Enable the EMRFS S3-optimized committer for Amazon EMR 5.19.0 - Amazon EMR

Enable the EMRFS S3-optimized committer for Amazon EMR 5.19.0

If you are using Amazon EMR 5.19.0 , you can manually set the spark.sql.parquet.fs.optimized.committer.optimization-enabled property to true when you create a cluster or from within Spark if you are using Amazon EMR .

Enabling the EMRFS S3-optimized committer when creating a cluster

Use the spark-defaults configuration classification to set the spark.sql.parquet.fs.optimized.committer.optimization-enabled property to true. For more information, see Configure applications.
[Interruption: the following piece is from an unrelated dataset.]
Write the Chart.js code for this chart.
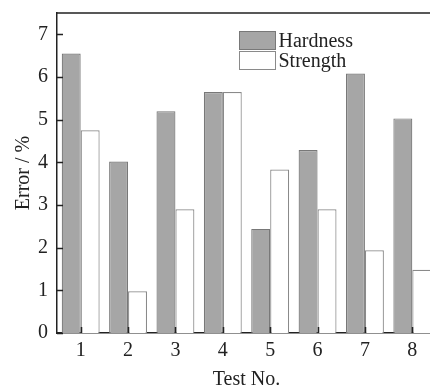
<!DOCTYPE html>
<html>
<head>
<meta charset="utf-8">
<script src="https://cdn.jsdelivr.net/npm/chart.js@4"></script>
<style>
  html, body { margin: 0; padding: 0; background: #fff; overflow: hidden; width: 430px; height: 388px; }
  #wrap { width: 430px; height: 388px; overflow: hidden; }
</style>
</head>
<body>
<div id="wrap"><canvas id="errChart" width="440" height="388"></canvas></div>
<script>
// test numbers and error values (%)
const testNo = ["1", "2", "3", "4", "5", "6", "7", "8"];
const hardness = [6.55, 4.02, 5.2, 5.65, 2.44, 4.29, 6.08, 5.03];
const strength = [4.75, 0.98, 2.9, 5.65, 3.83, 2.9, 1.94, 1.48];
const yTicks = [0, 1, 2, 3, 4, 5, 6, 7];

const FONT = "'Liberation Serif', 'Times New Roman', serif";
const INK = "#222";

// inward tick marks, top frame line and the boxed legend
const frameAndLegend = {
  id: "frameAndLegend",
  afterDatasetsDraw(chart) {
    const { ctx, chartArea: a, scales } = chart;
    ctx.save();
    ctx.strokeStyle = INK;
    ctx.lineWidth = 1.5;
    ctx.beginPath();
    ctx.moveTo(a.left, a.top);
    ctx.lineTo(a.right, a.top);
    yTicks.forEach(v => {
      const y = Math.round(scales.y.getPixelForValue(v)) + 0.5;
      ctx.moveTo(a.left, y);
      ctx.lineTo(a.left + 6, y);
    });
    testNo.forEach((t, i) => {
      const x = Math.round(scales.x.getPixelForValue(i)) + 0.5;
      ctx.moveTo(x, a.bottom);
      ctx.lineTo(x, a.bottom - 6);
    });
    ctx.stroke();

    // legend
    ctx.font = "20px " + FONT;
    ctx.textBaseline = "middle";
    chart.data.datasets.forEach((ds, i) => {
      const bx = 239.5, by = 31.5 + i * 20;
      ctx.fillStyle = ds.backgroundColor;
      ctx.fillRect(bx, by, 36, 18);
      ctx.strokeStyle = ds.borderColor;
      ctx.lineWidth = 1;
      ctx.strokeRect(bx, by, 36, 18);
      ctx.fillStyle = INK;
      ctx.fillText(ds.label, bx + 39, by + 10);
    });
    ctx.restore();
  }
};

new Chart(document.getElementById("errChart"), {
  type: "bar",
  data: {
    labels: testNo,
    datasets: [
      {
        label: "Hardness",
        data: hardness,
        backgroundColor: "#a6a6a6",
        borderColor: "#787878",
        borderWidth: 1.2,
        categoryPercentage: 0.8,
        barPercentage: 1.0
      },
      {
        label: "Strength",
        data: strength,
        backgroundColor: "#ffffff",
        borderColor: "#8a8a8a",
        borderWidth: 1.2,
        categoryPercentage: 0.8,
        barPercentage: 1.0
      }
    ]
  },
  options: {
    responsive: false,
    animation: false,
    devicePixelRatio: 1,
    layout: { padding: { top: 13, right: 4, left: 0, bottom: 0 } },
    plugins: { legend: { display: false }, tooltip: { enabled: false } },
    scales: {
      x: {
        grid: { display: false, drawTicks: false },
        border: { display: true, color: INK, width: 1.5 },
        ticks: { color: INK, font: { family: FONT, size: 20 }, padding: 6 },
        title: { display: true, text: "Test No.", color: INK, font: { family: FONT, size: 20 }, padding: { top: 0, bottom: -4 } },
        afterFit(scale) { scale.height = 55; scale.paddingLeft = 0; scale.paddingRight = 0; }
      },
      y: {
        min: 0,
        max: 7.5,
        afterBuildTicks(scale) { scale.ticks = yTicks.map(v => ({ value: v })); },
        grid: { display: false, drawTicks: false },
        border: { display: true, color: INK, width: 1.5 },
        ticks: { color: INK, font: { family: FONT, size: 20 }, padding: 9 },
        title: { display: true, text: "Error / %", color: INK, font: { family: FONT, size: 20 }, padding: { top: 12, bottom: 0 } },
        afterFit(scale) { scale.width = 57; scale.paddingTop = 0; scale.paddingBottom = 0; }
      }
    }
  },
  plugins: [frameAndLegend]
});
</script>
</body>
</html>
Enabling the EMRFS S3-optimized committer from Spark

You can set spark.sql.parquet.fs.optimized.committer.optimization-enabled to true by hard-coding it in a SparkConf, passing it as a --conf parameter in the Spark shell or spark-submit and spark-sql tools, or in conf/spark-defaults.conf. For more information, see Spark configuration in Apache Spark documentation.

The following example shows how to enable the committer while running a spark-sql command.

spark-sql \ --conf spark.sql.parquet.fs.optimized.committer.optimization-enabled=true \ -e "INSERT OVERWRITE TABLE target_table SELECT * FROM source_table;"